Following airport and airline staff through controlled areas happened to be the easiest route to get through, and it uncovered the state of airport security in the US.
Human instincts of curiosity and fear allow an attacker to exploit and draw victims into a cleverly set bait easily. Thinking twice before allowing someone to manipulate you is a skill we need to spend more time mastering.
This comes in handy, especially in a social engineering perspective.
When it comes to most things, we don’t get the bigger picture until we have first-hand experience. Being a victim of a social engineering attack is no different.
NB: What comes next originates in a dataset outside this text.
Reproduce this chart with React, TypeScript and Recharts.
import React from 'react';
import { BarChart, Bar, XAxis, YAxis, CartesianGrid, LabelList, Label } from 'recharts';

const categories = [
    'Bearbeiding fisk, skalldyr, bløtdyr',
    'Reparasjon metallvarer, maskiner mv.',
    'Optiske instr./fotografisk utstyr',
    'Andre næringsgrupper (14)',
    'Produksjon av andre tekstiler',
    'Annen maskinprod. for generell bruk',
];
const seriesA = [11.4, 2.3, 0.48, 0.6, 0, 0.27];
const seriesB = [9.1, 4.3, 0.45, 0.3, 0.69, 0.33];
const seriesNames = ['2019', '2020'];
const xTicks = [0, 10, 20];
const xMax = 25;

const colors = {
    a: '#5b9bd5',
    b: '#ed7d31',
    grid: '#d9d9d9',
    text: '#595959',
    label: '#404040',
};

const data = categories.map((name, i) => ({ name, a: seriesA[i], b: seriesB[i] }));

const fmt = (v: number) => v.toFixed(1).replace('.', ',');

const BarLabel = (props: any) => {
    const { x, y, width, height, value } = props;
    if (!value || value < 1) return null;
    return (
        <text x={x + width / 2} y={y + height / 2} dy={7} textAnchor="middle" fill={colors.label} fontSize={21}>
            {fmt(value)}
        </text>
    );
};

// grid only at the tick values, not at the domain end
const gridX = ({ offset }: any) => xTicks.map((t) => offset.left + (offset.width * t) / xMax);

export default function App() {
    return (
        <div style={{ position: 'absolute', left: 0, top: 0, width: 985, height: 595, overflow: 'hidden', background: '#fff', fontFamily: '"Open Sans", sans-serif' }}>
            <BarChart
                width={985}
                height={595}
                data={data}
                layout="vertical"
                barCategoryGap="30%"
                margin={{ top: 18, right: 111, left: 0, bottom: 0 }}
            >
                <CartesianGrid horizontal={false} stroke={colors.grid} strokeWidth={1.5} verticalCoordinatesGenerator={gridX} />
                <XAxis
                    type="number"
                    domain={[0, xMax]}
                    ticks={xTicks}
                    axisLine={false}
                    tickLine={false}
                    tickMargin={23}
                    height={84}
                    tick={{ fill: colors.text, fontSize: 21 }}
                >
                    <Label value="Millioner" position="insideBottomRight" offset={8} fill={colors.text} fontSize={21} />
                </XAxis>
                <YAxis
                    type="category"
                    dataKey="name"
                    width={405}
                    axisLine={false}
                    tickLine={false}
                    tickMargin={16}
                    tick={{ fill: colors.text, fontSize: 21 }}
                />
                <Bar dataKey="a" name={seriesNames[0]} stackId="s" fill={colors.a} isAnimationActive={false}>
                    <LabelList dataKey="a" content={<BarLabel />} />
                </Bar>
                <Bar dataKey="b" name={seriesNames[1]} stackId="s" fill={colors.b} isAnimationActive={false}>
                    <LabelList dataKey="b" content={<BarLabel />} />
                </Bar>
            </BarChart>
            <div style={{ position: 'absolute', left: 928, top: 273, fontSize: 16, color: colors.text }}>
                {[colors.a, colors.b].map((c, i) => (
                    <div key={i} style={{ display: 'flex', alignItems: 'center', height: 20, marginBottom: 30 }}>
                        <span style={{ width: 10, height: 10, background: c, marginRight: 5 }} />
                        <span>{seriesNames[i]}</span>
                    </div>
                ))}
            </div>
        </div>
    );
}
We like to think we would never be tricked or scammed.
There are many things we can as an individual keep in mind to reduce the risk of being a victim to social engineering frauds.
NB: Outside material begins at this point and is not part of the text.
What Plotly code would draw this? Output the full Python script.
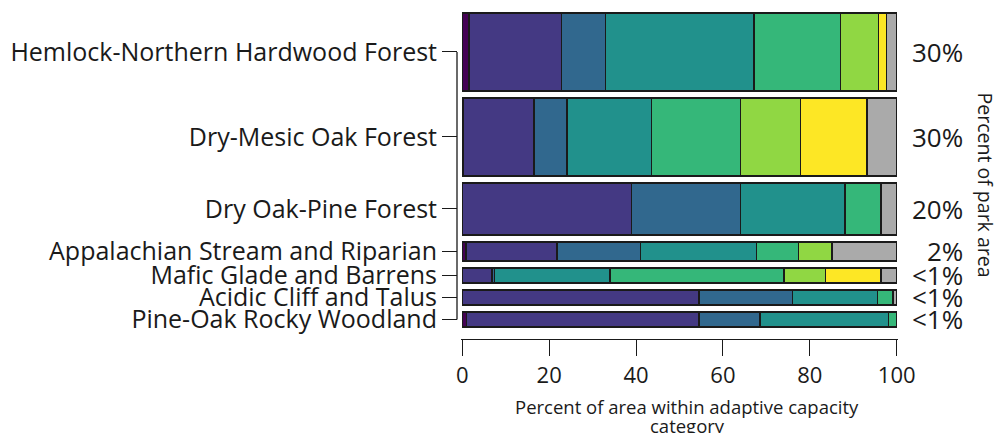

In addition, organisations also need to take up the responsibility of educating their employees about the right countermeasures to protect themselves.
Keep the following in mind to stay protected from social engineering attacks:
Avoid giving out personal information to strangers via email, phone or text message and avoid clicking on attachments from unknown senders.
Use different passwords for different accounts. In the event of a compromise, you don’t want to make things easier for an attacker.
Consider using multifactor authentication for your personal accounts and also at the workplace. You’ll be able to protect your account even in the event of a system compromise.
Some offers are too good to be true and remember that nothing good comes for free. Be aware of what’s at stake.
If a message or call from an unknown source conveys a sense of urgency to share sensitive information, take things slow and think before you act. The key is to be in control of your actions.
Always keep all software up to date. Don’t delay or skip a software update, particularly security patches.
Think twice before sharing certain aspects of your life online. While most social engineering attackers don’t engage the victim deeply, some go to the extent of finding all that’s available online about a specific person.
Use spam filters meticulously for your email client.
Train employees to identify potential social engineering tactics at the workplace and counter them accordingly.
Social engineering attackers are capable of making the best out of perfectly normal situations and manipulate people to divulge critical information.
Being aware of the ways we can be influenced psychologically, and taking necessary precautions can go a long way in helping us stay safe in this digital realm.